### DATA EXCERPT:
____
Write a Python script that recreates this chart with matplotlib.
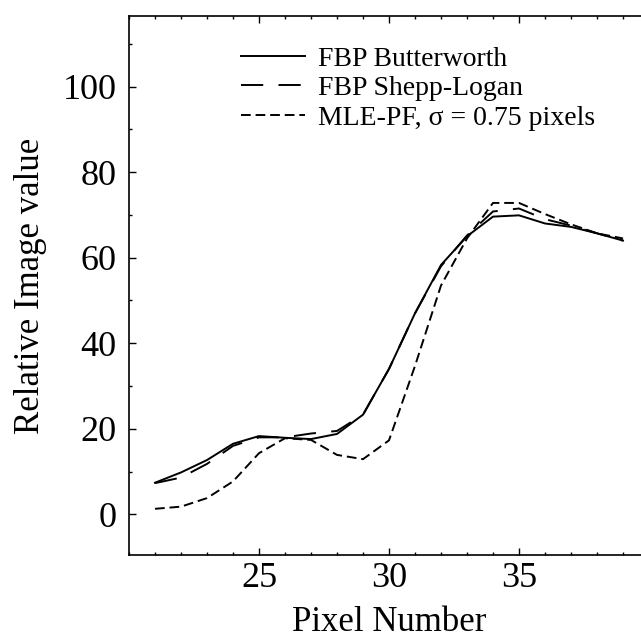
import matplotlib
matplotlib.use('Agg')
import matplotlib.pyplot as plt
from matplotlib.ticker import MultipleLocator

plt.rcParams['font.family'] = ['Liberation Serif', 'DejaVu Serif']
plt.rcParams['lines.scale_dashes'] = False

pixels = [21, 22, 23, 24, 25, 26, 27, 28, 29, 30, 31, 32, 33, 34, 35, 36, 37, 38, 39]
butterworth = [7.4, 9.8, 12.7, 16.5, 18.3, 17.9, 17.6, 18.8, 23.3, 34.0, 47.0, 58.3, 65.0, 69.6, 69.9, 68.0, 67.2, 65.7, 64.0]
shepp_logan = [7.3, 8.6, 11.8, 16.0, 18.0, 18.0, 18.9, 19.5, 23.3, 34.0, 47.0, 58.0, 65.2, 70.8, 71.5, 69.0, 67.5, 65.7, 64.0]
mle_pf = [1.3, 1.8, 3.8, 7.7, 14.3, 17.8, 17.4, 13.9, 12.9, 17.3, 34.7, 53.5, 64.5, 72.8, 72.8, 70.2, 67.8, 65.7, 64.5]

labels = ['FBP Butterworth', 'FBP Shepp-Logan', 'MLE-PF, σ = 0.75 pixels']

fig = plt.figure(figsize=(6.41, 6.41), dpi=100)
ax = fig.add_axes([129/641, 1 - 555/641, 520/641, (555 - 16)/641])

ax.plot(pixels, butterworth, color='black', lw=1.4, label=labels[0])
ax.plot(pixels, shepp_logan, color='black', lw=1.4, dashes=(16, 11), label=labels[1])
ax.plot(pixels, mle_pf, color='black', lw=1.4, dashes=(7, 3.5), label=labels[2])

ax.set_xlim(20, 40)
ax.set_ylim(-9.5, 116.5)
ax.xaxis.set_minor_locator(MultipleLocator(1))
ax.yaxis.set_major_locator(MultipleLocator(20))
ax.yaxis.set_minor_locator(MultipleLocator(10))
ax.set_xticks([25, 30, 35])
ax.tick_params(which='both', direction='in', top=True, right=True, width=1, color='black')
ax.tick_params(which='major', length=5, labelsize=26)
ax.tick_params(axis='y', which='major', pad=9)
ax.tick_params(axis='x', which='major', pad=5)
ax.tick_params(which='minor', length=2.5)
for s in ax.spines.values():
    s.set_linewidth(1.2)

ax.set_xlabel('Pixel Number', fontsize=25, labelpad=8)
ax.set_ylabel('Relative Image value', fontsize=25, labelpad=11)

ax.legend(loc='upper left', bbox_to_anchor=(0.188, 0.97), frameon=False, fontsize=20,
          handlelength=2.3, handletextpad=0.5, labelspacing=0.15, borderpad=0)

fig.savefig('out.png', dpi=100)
____
### EXERCISE REQUIREMENTS:
Please write out all the data again word for word, but not the pictures.

### TASK RESPONSE:
Write a Python script that recreates this chart with matplotlib.
import matplotlib
matplotlib.use('Agg')
import matplotlib.pyplot as plt
from matplotlib.ticker import MultipleLocator

plt.rcParams['font.family'] = ['Liberation Serif', 'DejaVu Serif']
plt.rcParams['lines.scale_dashes'] = False

pixels = [21, 22, 23, 24, 25, 26, 27, 28, 29, 30, 31, 32, 33, 34, 35, 36, 37, 38, 39]
butterworth = [7.4, 9.8, 12.7, 16.5, 18.3, 17.9, 17.6, 18.8, 23.3, 34.0, 47.0, 58.3, 65.0, 69.6, 69.9, 68.0, 67.2, 65.7, 64.0]
shepp_logan = [7.3, 8.6, 11.8, 16.0, 18.0, 18.0, 18.9, 19.5, 23.3, 34.0, 47.0, 58.0, 65.2, 70.8, 71.5, 69.0, 67.5, 65.7, 64.0]
mle_pf = [1.3, 1.8, 3.8, 7.7, 14.3, 17.8, 17.4, 13.9, 12.9, 17.3, 34.7, 53.5, 64.5, 72.8, 72.8, 70.2, 67.8, 65.7, 64.5]

labels = ['FBP Butterworth', 'FBP Shepp-Logan', 'MLE-PF, σ = 0.75 pixels']

fig = plt.figure(figsize=(6.41, 6.41), dpi=100)
ax = fig.add_axes([129/641, 1 - 555/641, 520/641, (555 - 16)/641])

ax.plot(pixels, butterworth, color='black', lw=1.4, label=labels[0])
ax.plot(pixels, shepp_logan, color='black', lw=1.4, dashes=(16, 11), label=labels[1])
ax.plot(pixels, mle_pf, color='black', lw=1.4, dashes=(7, 3.5), label=labels[2])

ax.set_xlim(20, 40)
ax.set_ylim(-9.5, 116.5)
ax.xaxis.set_minor_locator(MultipleLocator(1))
ax.yaxis.set_major_locator(MultipleLocator(20))
ax.yaxis.set_minor_locator(MultipleLocator(10))
ax.set_xticks([25, 30, 35])
ax.tick_params(which='both', direction='in', top=True, right=True, width=1, color='black')
ax.tick_params(which='major', length=5, labelsize=26)
ax.tick_params(axis='y', which='major', pad=9)
ax.tick_params(axis='x', which='major', pad=5)
ax.tick_params(which='minor', length=2.5)
for s in ax.spines.values():
    s.set_linewidth(1.2)

ax.set_xlabel('Pixel Number', fontsize=25, labelpad=8)
ax.set_ylabel('Relative Image value', fontsize=25, labelpad=11)

ax.legend(loc='upper left', bbox_to_anchor=(0.188, 0.97), frameon=False, fontsize=20,
          handlelength=2.3, handletextpad=0.5, labelspacing=0.15, borderpad=0)

fig.savefig('out.png', dpi=100)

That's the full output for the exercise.